Although Chad ranks among the world’s poorest nations, it is rich in petroleum, holding 1.5 billion barrels in its reserves – more than Australia. Oil and other mineral fuels accounted for 94% of its exports in 2019, worth nearly $1 billion.
The huge Mangara and Badila oil fields, owned by Anglo-Swiss multinational corporation Glencore, are capable of producing 10-14,000 barrels of oil per day.
The oil is pumped out of the country via a pipeline that leads to an offshore rig off the coast of Cameroon built by a consortium that included ExxonMobil, Chevron and Patronas.
N’Djamena gets to keep just 12.5 cents of every dollar of oil revenue pumped through the pipeline. Moreover, Glencore has for years pumped the oil essentially for free.
N’Djamena is deeply indebted to Glencore, having refinanced a 2014 loan for $1.45 billion intended to be repaid with oil shipments in 2018 in order to receive another International Monetary Fund bailout.
When Chad asked the IMF for debt restructuring in January 2021, the country’s public or publicly guaranteed debt – including the Glencore loan – was estimated at $2.8 billion or 25.6% of its gross domestic product in the 2019 term.
To the west of Chad, another former French colony, Niger, remains a potent source of raw materials despite winning independence in 1958.
Niger is the world’s fourth-largest producer of uranium, the radioactive rock used for powering nuclear power plants and building atom bombs.
The exports come from three massive mines owned by subsidiaries of Areva, a company that until 2016 was majority-owned by the French state.
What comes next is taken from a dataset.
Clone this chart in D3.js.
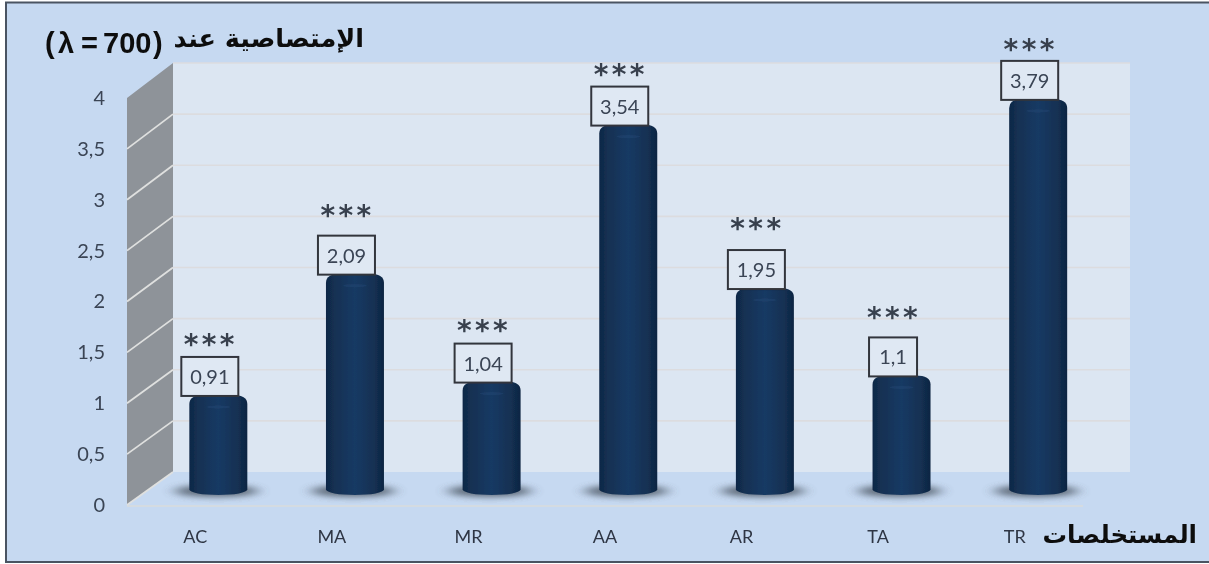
<!DOCTYPE html>
<html>
<head>
<meta charset="utf-8">
<script src="https://cdnjs.cloudflare.com/ajax/libs/d3/7.8.5/d3.min.js"></script>
<style>
    html, body { margin: 0; padding: 0; background: #fff; }
    svg { display: block; }
    text { font-family: Lato, "Open Sans", sans-serif; }
</style>
</head>
<body>
<div id="chart"></div>
<script>
// Data
var categories = ["AC", "MA", "MR", "AA", "AR", "TA", "TR"];
var values = [0.91, 2.09, 1.04, 3.54, 1.95, 1.1, 3.79];
var stars = ["***", "***", "***", "***", "***", "***", "***"];
var yTicks = [0, 0.5, 1, 1.5, 2, 2.5, 3, 3.5, 4];
var titleArabic = "الإمتصاصية عند";
var titleLatin = ["(", "λ", "=", "700", ")"];
var xTitle = "المستخلصات";

// gap between star row and label box differs per bar in the original
var starGap = [17, 25, 18, 17, 26, 24, 16];

var width = 1209, height = 564;

var svg = d3.select("#chart")
    .append("svg")
    .attr("width", width)
    .attr("height", height);

var defs = svg.append("defs");

// cylinder shading
var grad = defs.append("linearGradient").attr("id", "cyl");
grad.append("stop").attr("offset", "0%").attr("stop-color", "#0f2746");
grad.append("stop").attr("offset", "14%").attr("stop-color", "#133052");
grad.append("stop").attr("offset", "50%").attr("stop-color", "#193a64");
grad.append("stop").attr("offset", "84%").attr("stop-color", "#133052");
grad.append("stop").attr("offset", "100%").attr("stop-color", "#0e2542");

defs.append("filter").attr("id", "shadowBlur")
    .attr("x", "-50%").attr("width", "200%")
    .attr("y", "-150%").attr("height", "400%")
    .append("feGaussianBlur").attr("stdDeviation", "7 3");

defs.append("filter").attr("id", "soft")
    .attr("filterUnits", "userSpaceOnUse")
    .attr("x", 0).attr("y", 0)
    .attr("width", width).attr("height", height)
    .append("feGaussianBlur").attr("stdDeviation", 0.55);

// Frame, right side runs off the picture
svg.append("rect")
    .attr("x", 6).attr("y", 2.5)
    .attr("width", 1210).attr("height", 559.5)
    .attr("fill", "#c6d9f1")
    .attr("stroke", "#4a5462")
    .attr("stroke-width", 2);

// Scales: front plane, back wall and bar plane
var yFront = d3.scaleLinear().domain([0, 4]).range([505, 98]);
var yBack = d3.scaleLinear().domain([0, 4]).range([472, 63]);
var yBar = d3.scaleLinear().domain([0, 4]).range([488.5, 77.3]);
var xFront = d3.scaleBand().domain(categories).range([127, 1083]);
var xBar = d3.scaleBand().domain(categories).range([150, 1106.5]);

var plot = svg.append("g").attr("filter", "url(#soft)");

// Back wall
plot.append("rect")
    .attr("x", xFront.range()[0] + 46)
    .attr("y", yBack(4))
    .attr("width", xFront.range()[1] - xFront.range()[0] + 1)
    .attr("height", yBack(0) - yBack(4))
    .attr("fill", "#dce6f2");

// Side wall
var wallPts = [
    [127, yFront(0)], [127, yFront(4)],
    [173, yBack(4)], [173, yBack(0)]
];
plot.append("polygon")
    .attr("points", wallPts.join(" "))
    .attr("fill", "#8e9399");

// Floor front edge
plot.append("line")
    .attr("x1", 127).attr("x2", 1083)
    .attr("y1", yFront(0) + 1).attr("y2", yFront(0) + 1)
    .attr("stroke", "#d9dcdc").attr("stroke-width", 1.5);

// Gridlines on wall and side
yTicks.forEach(function (t) {
    if (t > 0) {
        plot.append("line")
            .attr("x1", 173).attr("x2", 1130)
            .attr("y1", yBack(t)).attr("y2", yBack(t))
            .attr("stroke", "#dcdcdf").attr("stroke-width", 1.6);
    }
    if (t < 4) {
        plot.append("line")
            .attr("x1", 127).attr("x2", 173)
            .attr("y1", yFront(t)).attr("y2", yBack(t))
            .attr("stroke", "#dfe0df").attr("stroke-width", 1.8);
    }
});

// Axes sit in a parent group, the blur region is in its user space
var axes = svg.append("g").attr("filter", "url(#soft)");

// Y axis
var yAxis = d3.axisLeft(yFront)
    .tickValues(yTicks)
    .tickSize(0)
    .tickPadding(0)
    .tickFormat(function (d) { return String(d).replace(".", ","); });

var yG = axes.append("g")
    .attr("transform", "translate(105,0)")
    .call(yAxis);
yG.select(".domain").remove();
yG.selectAll("text")
    .attr("font-size", 20)
    .attr("fill", "#3a4454")
    .style("font-family", "Lato");

// X axis
var xAxis = d3.axisBottom(xFront).tickSize(0).tickPadding(0);
var xG = axes.append("g")
    .attr("transform", "translate(0,530)")
    .call(xAxis);
xG.select(".domain").remove();
xG.selectAll("text")
    .attr("font-size", 18)
    .attr("fill", "#2e3644")
    .style("font-family", "Lato");

// Bars
var barW = 58, baseR = 5.5;
var bw = xBar.bandwidth();

function barCx(i) { return xBar(categories[i]) + bw / 2; }

function cylinder(d, i) {
    var cx = barCx(i);
    var l = cx - barW / 2, r = cx + barW / 2;
    var top = yBar(d), bot = yBar(0) + 1;
    return "M" + l + "," + bot
        + "L" + l + "," + (top + 9)
        + "Q" + l + "," + top + " " + (l + 15) + "," + top
        + "L" + (r - 15) + "," + top
        + "Q" + r + "," + top + " " + r + "," + (top + 9)
        + "L" + r + "," + bot
        + "A" + (barW / 2) + "," + baseR + " 0 0 1 " + l + "," + bot + "Z";
}

var bars = plot.append("g");

// floor shadows
bars.selectAll(".shadow")
    .data(values)
    .enter()
    .append("ellipse")
    .attr("class", "shadow")
    .attr("cx", function (d, i) { return barCx(i) - 2; })
    .attr("cy", yBar(0) + 2.5)
    .attr("rx", 42)
    .attr("ry", 6)
    .attr("fill", "#4c5664")
    .attr("opacity", 0.85)
    .attr("filter", "url(#shadowBlur)");

bars.selectAll(".bar")
    .data(values)
    .enter()
    .append("path")
    .attr("class", "bar")
    .attr("d", cylinder)
    .attr("fill", "url(#cyl)");

// small light smear under the cap
bars.selectAll(".cap")
    .data(values)
    .enter()
    .append("ellipse")
    .attr("class", "cap")
    .attr("cx", function (d, i) { return barCx(i); })
    .attr("cy", function (d) { return yBar(d) + 12; })
    .attr("rx", 12)
    .attr("ry", 1.5)
    .attr("fill", "#2a4e7c")
    .attr("opacity", 0.35);

// Value labels
var labels = svg.append("g").attr("filter", "url(#soft)");

function labelX(i) { return barCx(i) - 8.5; }

labels.selectAll("rect")
    .data(values)
    .enter()
    .append("rect")
    .attr("x", function (d, i) { return labelX(i) - (d === 1.1 ? 24 : 28.5); })
    .attr("y", function (d) { return yBar(d) - 38; })
    .attr("width", function (d) { return d === 1.1 ? 48 : 57; })
    .attr("height", 39)
    .attr("fill", "#dfe8f3")
    .attr("stroke", "#33363c")
    .attr("stroke-width", 2);

labels.selectAll(".val")
    .data(values)
    .enter()
    .append("text")
    .attr("class", "val")
    .attr("x", function (d, i) { return labelX(i); })
    .attr("y", function (d) { return yBar(d) - 11; })
    .attr("text-anchor", "middle")
    .attr("font-size", 20)
    .attr("fill", "#3a4454")
    .text(function (d) { return String(d).replace(".", ","); });

labels.selectAll(".star")
    .data(stars)
    .enter()
    .append("text")
    .attr("class", "star")
    .attr("x", function (d, i) { return labelX(i) + 1; })
    .attr("y", function (d, i) { return yBar(values[i]) - 38 - starGap[i] + 14; })
    .attr("text-anchor", "middle")
    .attr("font-size", 28)
    .attr("font-weight", "bold")
    .attr("letter-spacing", 3.4)
    .attr("fill", "#38414e")
    .style("font-family", "DejaVu Sans")
    .text(function (d) { return d; });

// Titles
var titleG = svg.append("g").attr("filter", "url(#soft)");

titleG.append("text")
    .attr("x", 364).attr("y", 47)
    .attr("text-anchor", "start")
    .attr("direction", "rtl")
    .attr("font-size", 25.5)
    .attr("font-weight", "bold")
    .attr("fill", "#111")
    .style("font-family", "DejaVu Sans")
    .text(titleArabic);

// latin part placed piece by piece so the spacing follows the original
var latinX = [45, 58, 81, 103, 153];
titleG.selectAll(".latin")
    .data(titleLatin)
    .enter()
    .append("text")
    .attr("class", "latin")
    .attr("x", function (d, i) { return latinX[i]; })
    .attr("y", 53)
    .attr("font-size", 29)
    .attr("font-weight", "bold")
    .attr("fill", "#111")
    .style("font-family", "Liberation Sans")
    .text(function (d) { return d; });

titleG.append("text")
    .attr("x", 1197).attr("y", 543)
    .attr("text-anchor", "start")
    .attr("direction", "rtl")
    .attr("font-size", 24.5)
    .attr("font-weight", "bold")
    .attr("fill", "#111")
    .style("font-family", "DejaVu Sans")
    .text(xTitle);
</script>
</body>
</html>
The subsidiaries, Somaïr and Cominak, are given huge exemptions from duties, VAT and even fuel taxes. In 2010, they extracted 2.3 trillion CFA francs worth of uranium, of which Niamey only received 300 billion CFA francs, or 13% of the value, according to Oxfam.
In France, one out of every three light bulbs is lit thanks to Nigerien uranium. In Niger, nearly 90% of the population has no access to electricity, said Ali Idrissa, national coordinator of Nigerien civil society group ROTAB, in 2013.
This situation cannot continue. France must prove that the time for secret agreements, closed negotiations and pressures is over. African countries should be able to count on fair revenues from French companies extracting their resources.
Sputnik / ABC Flash Point Africa News 2022.